— START —

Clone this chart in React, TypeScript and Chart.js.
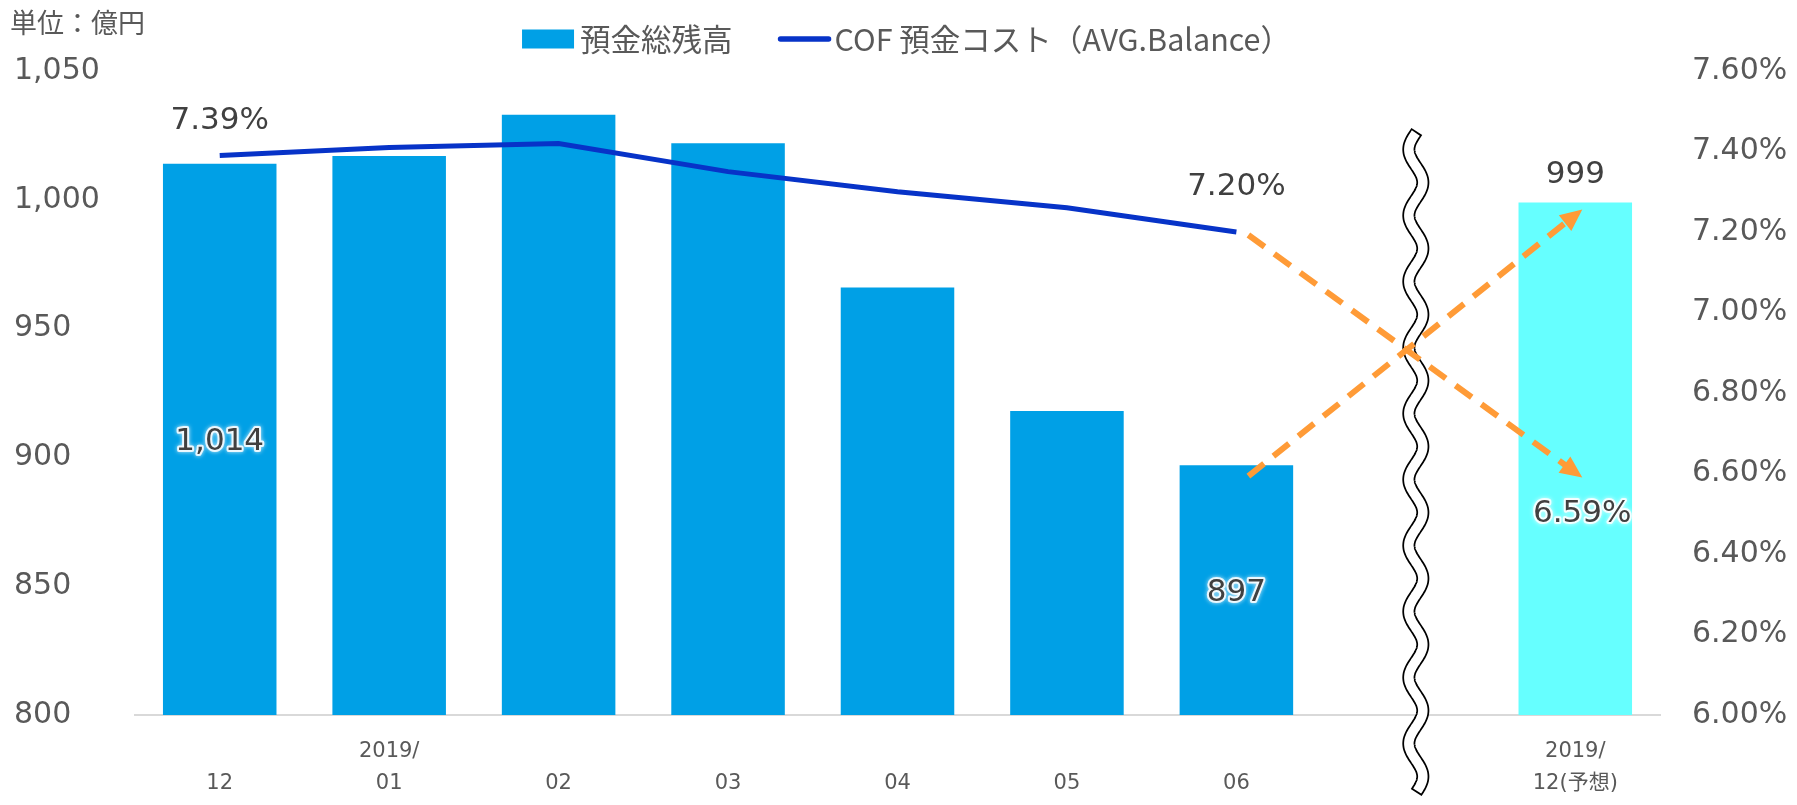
import React, { useEffect, useRef } from 'react';
import { Chart, registerables } from 'chart.js';

Chart.register(...registerables);

// ---------- data ----------
const categories: (string | string[])[] = [
  ['', '12'],
  ['2019/', '01'],
  ['', '02'],
  ['', '03'],
  ['', '04'],
  ['', '05'],
  ['', '06'],
  '',
  ['2019/', '12(予想)'],
];
const balance: (number | null)[] = [1014, 1017, 1033, 1022, 966, 918, 897, null, 999];
const cofRate: (number | null)[] = [7.39, 7.41, 7.42, 7.35, 7.3, 7.26, 7.2, null, null];
const cofForecast: (number | null)[] = [null, null, null, null, null, null, null, null, 6.59];

const legendLabels = ['預金総残高', 'COF 預金コスト（AVG.Balance）'];
const unitLabel = '単位：億円';

const leftMin = 800;
const leftMax = 1050;
const leftStep = 50;
const rightMin = 6.0;
const rightMax = 7.6;
const rightStep = 0.2;

const forecastIndex = 8;
const breakIndex = 7;
const arrowFromIndex = 6;
const balanceLabelIndices = [0, 6, 8];
const cofLabelIndices = [0, 6];

// ---------- styles ----------
const BAR_COLOR = '#00A0E6';
const FORECAST_COLOR = '#66FFFF';
const LINE_COLOR = '#0733C8';
const ORANGE = '#FF9B37';
const TICK_COLOR = '#595959';
const LABEL_COLOR = '#404040';
const NUM_FONT = '"DejaVu Sans", "Noto Sans CJK JP", sans-serif';
const JP_FONT = '"Noto Sans CJK JP", sans-serif';

function glowText(ctx: CanvasRenderingContext2D, text: string, x: number, y: number) {
  ctx.save();
  ctx.lineJoin = 'round';
  ctx.shadowColor = 'rgba(255,255,255,0.9)';
  ctx.shadowBlur = 4;
  ctx.strokeStyle = 'rgba(255,255,255,0.85)';
  ctx.lineWidth = 4;
  ctx.strokeText(text, x, y);
  ctx.restore();
  ctx.fillText(text, x, y);
}

function drawArrow(ctx: CanvasRenderingContext2D, x1: number, y1: number, x2: number, y2: number) {
  const ang = Math.atan2(y2 - y1, x2 - x1);
  const c = Math.cos(ang);
  const s = Math.sin(ang);
  const headLen = 22;
  const headHalf = 10;
  const bx = x2 - headLen * c;
  const by = y2 - headLen * s;
  ctx.save();
  ctx.strokeStyle = ORANGE;
  ctx.fillStyle = ORANGE;
  ctx.lineWidth = 6;
  ctx.lineCap = 'butt';
  ctx.setLineDash([20, 12]);
  ctx.beginPath();
  ctx.moveTo(x1, y1);
  ctx.lineTo(bx + 2 * c, by + 2 * s);
  ctx.stroke();
  ctx.setLineDash([]);
  ctx.beginPath();
  ctx.moveTo(x2, y2);
  ctx.lineTo(bx - headHalf * s, by + headHalf * c);
  ctx.lineTo(bx + headHalf * s, by - headHalf * c);
  ctx.closePath();
  ctx.fill();
  ctx.restore();
}

const overlayPlugin = {
  id: 'overlay',
  afterDatasetsDraw(chart: any) {
    const { ctx, chartArea, scales, width } = chart;
    const xs = scales.x;
    const yl = scales.y;
    const yr = scales.y1;
    ctx.save();

    // ---- wavy break line ----
    const cx = xs.getPixelForValue(breakIndex) + 10;
    const top = chartArea.top + 62;
    const bottom = chartArea.bottom + 76;
    const amp = 7;
    const period = 66;
    const wave = (y0: number, y1: number) => {
      ctx.beginPath();
      let first = true;
      for (let y = y0; y <= y1 + 0.001; y += 1) {
        const x = cx - amp * Math.sin((2 * Math.PI * (y - top)) / period);
        if (first) {
          ctx.moveTo(x, y);
          first = false;
        } else ctx.lineTo(x, y);
      }
      ctx.stroke();
    };
    ctx.lineCap = 'butt';
    ctx.lineJoin = 'round';
    ctx.strokeStyle = '#000000';
    ctx.lineWidth = 13;
    wave(top - 1.5, bottom + 1.5);
    ctx.strokeStyle = '#FFFFFF';
    ctx.lineWidth = 9.5;
    wave(top, bottom);

    // ---- forecast arrows ----
    const xa = xs.getPixelForValue(arrowFromIndex) + 12;
    const xb = xs.getPixelForValue(forecastIndex) + 7;
    drawArrow(
      ctx,
      xa,
      yr.getPixelForValue(cofRate[arrowFromIndex] as number) + 3,
      xb,
      yr.getPixelForValue(cofForecast[forecastIndex] as number)
    );
    drawArrow(
      ctx,
      xa,
      yl.getPixelForValue(balance[arrowFromIndex] as number) + 11,
      xb,
      yl.getPixelForValue(balance[forecastIndex] as number) + 7
    );

    // ---- data labels ----
    ctx.font = `31px ${NUM_FONT}`;
    ctx.textAlign = 'center';
    ctx.textBaseline = 'middle';
    ctx.fillStyle = LABEL_COLOR;

    balanceLabelIndices.forEach((i) => {
      const v = balance[i] as number;
      const x = xs.getPixelForValue(i);
      const text = v.toLocaleString('en-US');
      if (i === forecastIndex) {
        ctx.fillText(text, x, yl.getPixelForValue(v) - 27);
      } else {
        const yMid = (yl.getPixelForValue(v) + yl.getPixelForValue(leftMin)) / 2;
        glowText(ctx, text, x, yMid + 3);
      }
    });

    const cofOffsets: Record<number, number> = { 0: -35, 6: -45 };
    cofLabelIndices.forEach((i) => {
      const v = cofRate[i] as number;
      ctx.fillText(v.toFixed(2) + '%', xs.getPixelForValue(i), yr.getPixelForValue(v) + (cofOffsets[i] ?? -38));
    });

    const fv = cofForecast[forecastIndex] as number;
    glowText(ctx, fv.toFixed(2) + '%', xs.getPixelForValue(forecastIndex) + 7, yr.getPixelForValue(fv) + 36);

    // ---- unit label ----
    ctx.font = `27px ${JP_FONT}`;
    ctx.textAlign = 'left';
    ctx.fillStyle = TICK_COLOR;
    ctx.fillText(unitLabel, 10, 23);

    // ---- legend ----
    ctx.font = `30.5px ${JP_FONT}`;
    const boxW = 52;
    const gapText = 6;
    const gapItem = 46;
    const w1 = ctx.measureText(legendLabels[0]).width;
    const w2 = ctx.measureText(legendLabels[1]).width;
    const total = boxW + gapText + w1 + gapItem + boxW + 4 + w2;
    let lx = width / 2 - total / 2 + 8;
    const ly = 39;
    ctx.fillStyle = BAR_COLOR;
    ctx.fillRect(lx, ly - 9.5, boxW, 19);
    lx += boxW + gapText;
    ctx.fillStyle = TICK_COLOR;
    ctx.fillText(legendLabels[0], lx, ly);
    lx += w1 + gapItem;
    ctx.strokeStyle = LINE_COLOR;
    ctx.lineWidth = 5.5;
    ctx.lineCap = 'round';
    ctx.beginPath();
    ctx.moveTo(lx + 2, ly);
    ctx.lineTo(lx + boxW - 2, ly);
    ctx.stroke();
    lx += boxW + 4;
    ctx.fillText(legendLabels[1], lx, ly);

    ctx.restore();
  },
};

export default function App() {
  const ref = useRef<HTMLCanvasElement>(null);

  useEffect(() => {
    document.body.style.margin = '0';
    const canvas = ref.current;
    if (!canvas) return;
    const chart = new Chart(canvas, {
      type: 'bar',
      data: {
        labels: categories as any,
        datasets: [
          {
            type: 'line',
            label: legendLabels[1],
            data: cofRate,
            yAxisID: 'y1',
            borderColor: LINE_COLOR,
            backgroundColor: LINE_COLOR,
            borderWidth: 5,
            pointRadius: 0,
            pointHoverRadius: 0,
            tension: 0,
            spanGaps: false,
            order: 1,
          } as any,
          {
            type: 'bar',
            label: legendLabels[0],
            data: balance,
            yAxisID: 'y',
            backgroundColor: categories.map((_, i) => (i === forecastIndex ? FORECAST_COLOR : BAR_COLOR)),
            borderWidth: 0,
            barPercentage: 0.67,
            categoryPercentage: 1,
            order: 2,
          } as any,
        ],
      },
      options: {
        responsive: false,
        animation: false,
        events: [],
        layout: { padding: { top: 71, left: 14, right: 0, bottom: 0 } },
        plugins: {
          legend: { display: false },
          title: { display: false },
          tooltip: { enabled: false },
        },
        scales: {
          x: {
            grid: { display: false, drawTicks: false },
            border: { display: true, color: '#D9D9D9', width: 2 },
            ticks: {
              color: TICK_COLOR,
              font: { family: NUM_FONT, size: 21, lineHeight: 1.5 },
              padding: 21,
              maxRotation: 0,
              autoSkip: false,
            },
            afterFit: (scale: any) => {
              scale.height = 90;
            },
          },
          y: {
            position: 'left',
            min: leftMin,
            max: leftMax,
            grid: { display: false, drawTicks: false },
            border: { display: false },
            ticks: {
              stepSize: leftStep,
              color: TICK_COLOR,
              font: { family: NUM_FONT, size: 30 },
              crossAlign: 'far',
              padding: 0,
              callback: (v: any) => Number(v).toLocaleString('en-US'),
            },
            afterFit: (scale: any) => {
              scale.width = 121;
            },
          },
          y1: {
            position: 'right',
            min: rightMin,
            max: rightMax,
            grid: { display: false, drawTicks: false },
            border: { display: false },
            ticks: {
              stepSize: rightStep,
              color: TICK_COLOR,
              font: { family: NUM_FONT, size: 30 },
              padding: 32,
              callback: (v: any) => Number(v).toFixed(2) + '%',
            },
            afterFit: (scale: any) => {
              scale.width = 137;
            },
          },
        },
      } as any,
      plugins: [overlayPlugin],
    });
    return () => chart.destroy();
  }, []);

  return (
    <div style={{ width: 1797, height: 805 }}>
      <canvas ref={ref} width={1797} height={805} style={{ display: 'block' }} />
    </div>
  );
}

— END —

Pick out each line in the material containing "React".

Clone this chart in React, TypeScript and Chart.js.
import React, { useEffect, useRef } from 'react';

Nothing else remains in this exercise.